Is Malasaña, Madrid Safe at Night?
Late-night transit
- Metro: Tribunal (L1, L10), Bilbao (L1, L4), Noviciado (L2). Standard service 06:00-01:30 weekdays; the metro does not run all night even at weekends.
- Night buses (búhos): N20, N21, N22, N24 and others cover Malasaña; service every 20-30 minutes from Cibeles after metro closes.
- Taxis: official white Madrid taxis (€3 base + per-km in 2026); FREE NOW app; Uber operates standard service. €6-12 most central runs.
- Walking: Malasaña to Chueca ~5 minutes east; to Sol ~10 minutes south; to Salamanca ~15-20 minutes north-east. All routes well-lit.
- BiciMAD: Madrid's bike share; stations across Malasaña.
FAQ
- Is Malasaña safe at night for tourists in 2026?
- Yes — Malasaña is among central Madrid's safer neighbourhoods at night. The dense bar-and-restaurant foot traffic until 04:00, the resident-mixed crowd, the Movida Madrileña heritage atmosphere and the strong Madrid policing baseline all keep ambient risk low. Madrid as a whole has significantly lower pickpocket density than Barcelona. Standard precautions on the Sol-Gran Vía metro corridor (just south of Malasaña) apply. Late-night Plaza del Dos de Mayo can feel chaotic when bars empty around 03:30 but rarely produces incidents.

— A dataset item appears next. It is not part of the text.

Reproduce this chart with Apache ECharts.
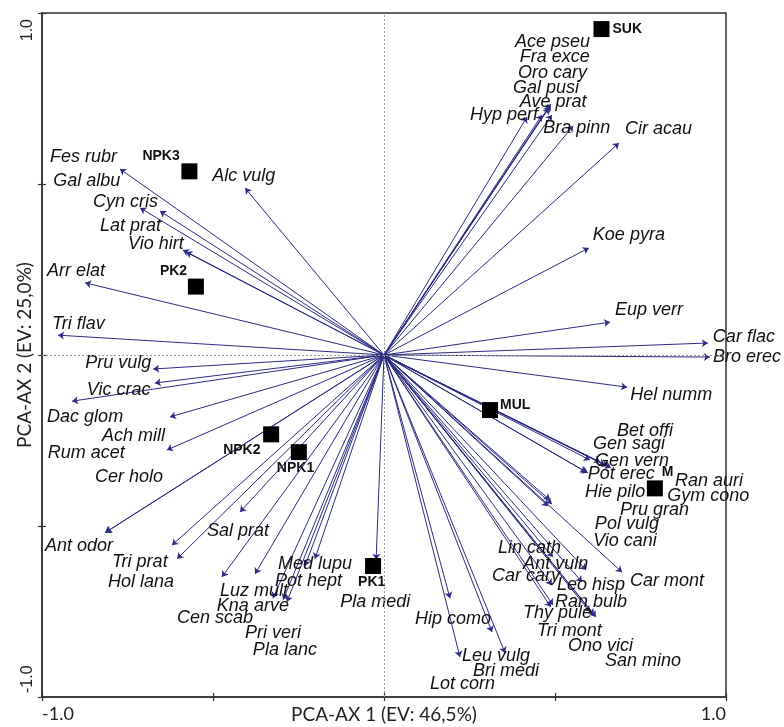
<!DOCTYPE html>
<html>
<head>
<meta charset="utf-8">
<script src="https://cdn.jsdelivr.net/npm/echarts@6/dist/echarts.min.js"></script>
<style>
  html, body { margin: 0; padding: 0; background: #fff; }
  #chart { width: 784px; height: 727px; }
</style>
</head>
<body>
<div id="chart"></div>
<script>
// Species loadings on the first two PCA axes
const species = [
  'Ace pseu','Fra exce','Oro cary','Gal pusi','Ave prat','Hyp perf','Bra pinn','Cir acau',
  'Koe pyra','Eup verr','Car flac','Bro erec','Hel numm',
  'Bet offi','Gen sagi','Gen vern','Pot erec','Ran auri','Hie pilo','Gym cono','Pru gran','Pol vulg','Vio cani',
  'Car mont','Lin cath','Ant vuln','Car cary','Leo hisp','Ran bulb','Thy pule','Tri mont','Ono vici','San mino',
  'Hip como','Leu vulg','Bri medi','Lot corn','Pla medi',
  'Ant odor','Tri prat','Hol lana','Sal prat','Cen scab','Luz mult','Kna arve','Pri veri','Pla lanc','Pot hept','Med lupu',
  'Cer holo','Tri flav','Pru vulg','Vic crac','Dac glom','Ach mill','Rum acet',
  'Fes rubr','Gal albu','Cyn cris','Lat prat','Vio hirt','Alc vulg','Arr elat'
];
const ax1 = [
  0.488, 0.482, 0.491, 0.462, 0.485, 0.418, 0.553, 0.687,
  0.599, 0.661, 0.947, 0.953, 0.711,
  0.664, 0.602, 0.655, 0.596, 0.646, 0.591, 0.632, 0.491, 0.485, 0.480,
  0.696, 0.494, 0.591, 0.491, 0.579, 0.494, 0.488, 0.614, 0.602, 0.620,
  0.193, 0.222, 0.354, 0.316, -0.023,
  -0.816, -0.620, -0.605, -0.421, -0.474, -0.377, -0.325, -0.295, -0.284, -0.231, -0.202,
  -0.813, -0.953, -0.675, -0.670, -0.912, -0.626, -0.635,
  -0.772, -0.713, -0.655, -0.588, -0.579, -0.406, -0.874
];
const ax2 = [
  0.734, 0.722, 0.702, 0.702, 0.728, 0.696, 0.670, 0.620,
  0.313, 0.096, 0.035, -0.006, -0.094,
  -0.330, -0.307, -0.325, -0.345, -0.322, -0.342, -0.313, -0.436, -0.424, -0.442,
  -0.635, -0.591, -0.629, -0.673, -0.664, -0.731, -0.737, -0.760, -0.751, -0.766,
  -0.711, -0.883, -0.871, -0.810, -0.599,
  -0.520, -0.556, -0.596, -0.459, -0.649, -0.640, -0.711, -0.716, -0.722, -0.617, -0.596,
  -0.518, 0.058, -0.041, -0.082, -0.135, -0.181, -0.278,
  0.544, 0.430, 0.421, 0.307, 0.301, 0.488, 0.211
];

// Sample (treatment) scores
const samples = ['SUK', 'NPK3', 'PK2', 'NPK2', 'NPK1', 'MUL', 'M', 'PK1'];
const sampleAx1 = [0.636, -0.569, -0.550, -0.330, -0.249, 0.310, 0.792, -0.032];
const sampleAx2 = [0.953, 0.537, 0.200, -0.232, -0.284, -0.161, -0.390, -0.617];

// Axis tick labels (only the ends are labelled)
const tickLabels = ['-1.0', '1.0'];
const axisTitles = ['PCA-AX 1 (EV: 46,5%)', 'PCA-AX 2 (EV: 25,0%)'];

// Label placement in pixels: [left edge - tip x, middle - tip y]
const speciesLabelShift = {
  'Ace pseu': [-36, -62], 'Fra exce': [-29, -51], 'Oro cary': [-34, -42], 'Gal pusi': [-29, -27],
  'Ave prat': [-30, -4], 'Hyp perf': [-57, -2], 'Bra pinn': [-30, 2], 'Cir acau': [6, -14],
  'Koe pyra': [4, -13], 'Eup verr': [5, -12], 'Car flac': [5, -6], 'Bro erec': [3, 0], 'Hel numm': [3, 8],
  'Bet offi': [6, -37], 'Gen sagi': [3, -16], 'Gen vern': [-13, -5], 'Pot erec': [0, 1],
  'Ran auri': [70, 16], 'Hie pilo': [-1, 20], 'Gym cono': [67, 34], 'Pru gran': [68, 6],
  'Pol vulg': [45, 24], 'Vio cani': [45, 35],
  'Car mont': [8, 9], 'Lin cath': [-55, -9], 'Ant vuln': [-63, -6], 'Car cary': [-60, -9],
  'Leo hisp': [-25, 3], 'Ran bulb': [2, -3], 'Thy pule': [-28, 6], 'Tri mont': [-57, 16],
  'Ono vici': [-22, 34], 'San mino': [9, 44],
  'Hip como': [-35, 21], 'Leu vulg': [2, -1], 'Bri medi': [-32, 18], 'Lot corn': [-62, 52], 'Pla medi': [-36, 42],
  'Ant odor': [-60, 13], 'Tri prat': [-60, 17], 'Hol lana': [-69, 23], 'Sal prat': [-33, 19],
  'Cen scab': [-45, 41], 'Luz mult': [-35, 17], 'Kna arve': [-56, 8], 'Pri veri': [-38, 33],
  'Pla lanc': [-34, 48], 'Pot hept': [-30, 15], 'Med lupu': [-37, 5],
  'Cer holo': [-11, -55], 'Tri flav': [-6, -11], 'Pru vulg': [-68, -6], 'Vic crac': [-68, 7],
  'Dac glom': [-25, 16], 'Ach mill': [-68, 19], 'Rum acet': [-119, 3],
  'Fes rubr': [-70, -12], 'Gal albu': [-87, -27], 'Cyn cris': [-67, -9], 'Lat prat': [-83, -24],
  'Vio hirt': [-58, -8], 'Alc vulg': [-33, -12], 'Arr elat': [-38, -12]
};
const sampleLabelShift = {
  'SUK': [11, 0], 'NPK3': [-47, -15], 'PK2': [-36, -15], 'NPK2': [-48, 16],
  'NPK1': [-22, 16], 'MUL': [10, -5], 'M': [7, -16], 'PK1': [-15, 16]
};

const arrowColor = '#2b2b85';
const inkColor = '#111111';
const frameColor = '#333';

const arrowData = species.map((n, i) => ({ name: n, coords: [[0, 0], [ax1[i], ax2[i]]] }));

const speciesLabelData = species.map((n, i) => ({
  name: n,
  value: [ax1[i], ax2[i]],
  label: { offset: speciesLabelShift[n] || [4, 0] }
}));

const sampleData = samples.map((n, i) => ({
  name: n,
  value: [sampleAx1[i], sampleAx2[i]],
  label: { offset: sampleLabelShift[n] || [10, 0] }
}));

const endLabel = v => (v === -1 ? tickLabels[0] : (v === 1 ? tickLabels[1] : ''));

// second pair of axes only adds the inward half of each tick mark
const innerTicks = {
  type: 'value', min: -1, max: 1, interval: 0.5,
  axisLine: { show: false, onZero: false },
  axisTick: { show: true, inside: true, length: 4, lineStyle: { color: frameColor, width: 1.2 } },
  axisLabel: { show: false },
  splitLine: { show: false }
};

const chart = echarts.init(document.getElementById('chart'), null, { renderer: 'canvas' });

chart.setOption({
  animation: false,
  backgroundColor: '#ffffff',
  grid: {
    left: 42, top: 13, width: 684, height: 684,
    outerBoundsMode: 'none', containLabel: false,
    show: true, borderColor: frameColor, borderWidth: 1.5, backgroundColor: 'transparent'
  },
  xAxis: [{
    type: 'value', min: -1, max: 1, interval: 0.5,
    axisLine: { show: true, onZero: false, lineStyle: { color: frameColor, width: 1.5 } },
    axisTick: { show: true, length: 4, lineStyle: { color: frameColor, width: 1.2 } },
    splitLine: { show: false },
    axisLabel: {
      formatter: endLabel,
      alignMinLabel: 'left', alignMaxLabel: 'right',
      fontFamily: 'Lato', fontSize: 18, color: '#222', margin: 8
    },
    name: axisTitles[0], nameLocation: 'middle', nameGap: 8, nameMoveOverlap: false,
    nameTextStyle: { fontFamily: 'Lato', fontSize: 19, color: '#222', verticalAlign: 'top' }
  }, Object.assign({ position: 'bottom' }, innerTicks)],
  yAxis: [{
    type: 'value', min: -1, max: 1, interval: 0.5,
    axisLine: { show: true, onZero: false, lineStyle: { color: frameColor, width: 1.5 } },
    axisTick: { show: true, length: 4, lineStyle: { color: frameColor, width: 1.2 } },
    splitLine: { show: false },
    axisLabel: {
      formatter: endLabel,
      rotate: 90,
      alignMinLabel: 'left', alignMaxLabel: 'right',
      padding: [0, 6, 0, 4],
      fontFamily: 'Liberation Sans', fontSize: 16, color: '#222', margin: 6
    },
    name: axisTitles[1], nameLocation: 'middle', nameGap: 8, nameRotate: 90, nameMoveOverlap: false,
    nameTextStyle: { fontFamily: 'Lato', fontSize: 19, color: '#222' }
  }, Object.assign({ position: 'left' }, innerTicks)],
  series: [
    {
      // dotted zero lines through the origin
      type: 'scatter', data: [], silent: true,
      markLine: {
        silent: true, symbol: 'none', label: { show: false }, animation: false,
        lineStyle: { color: '#9a9a9a', type: [2, 2], width: 1 },
        data: [{ xAxis: 0 }, { yAxis: 0 }]
      },
      z: 1
    },
    {
      type: 'lines', coordinateSystem: 'cartesian2d', silent: true,
      symbol: ['none', 'arrow'], symbolSize: 6,
      lineStyle: { color: arrowColor, width: 1, opacity: 1, curveness: 0 },
      data: arrowData,
      z: 2
    },
    {
      type: 'scatter', silent: true, symbolSize: 2,
      itemStyle: { color: 'rgba(0,0,0,0)', opacity: 1 },
      data: speciesLabelData,
      label: {
        show: true, position: 'inside', align: 'left', verticalAlign: 'middle',
        formatter: p => p.name,
        fontFamily: 'Liberation Sans', fontStyle: 'italic', fontSize: 18, color: inkColor
      },
      z: 3
    },
    {
      type: 'scatter', silent: true, symbol: 'rect', symbolSize: 16,
      itemStyle: { color: '#000', opacity: 1 },
      data: sampleData,
      label: {
        show: true, position: 'inside', align: 'left', verticalAlign: 'middle',
        formatter: p => p.name,
        fontFamily: 'Liberation Sans', fontWeight: 'bold', fontSize: 14, color: '#111'
      },
      z: 4
    }
  ]
});
</script>
</body>
</html>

- Is Plaza del Dos de Mayo safe at night?
- Yes — the bohemian central square is busy until 02:00-03:00 with terrace bars (La Carbonera, Pepe Botella, El 2D) and continuous resident-and-tourist foot traffic. When bars empty around 03:30, the square can feel chaotic but Policía Municipal presence is good; very rare incidents. The 'botellón' outdoor drinking culture is loud but rarely confrontational. The square itself is heavily lit and walked. The surrounding residential streets are calm; walking back to a Malasaña hotel at any hour is fine.
- How does Malasaña compare to Chueca at night?
- Both are safe, with different character. Malasaña is the bohemian-indie scene — vintage shops, cocktail bars, Movida heritage, mixed crowd. Chueca is the LGBTQ+ village — gay bars and clubs, restaurants, equally safe and welcoming to mixed crowds. The two neighbourhoods adjoin (Malasaña east of Calle de Fuencarral, Chueca east of it); the walk between them is 5 minutes. Both have very low violent-crime baselines and the standard Madrid pickpocket pattern only matters on the Sol-Gran Vía corridor. For variety, splitting an evening between both is easy.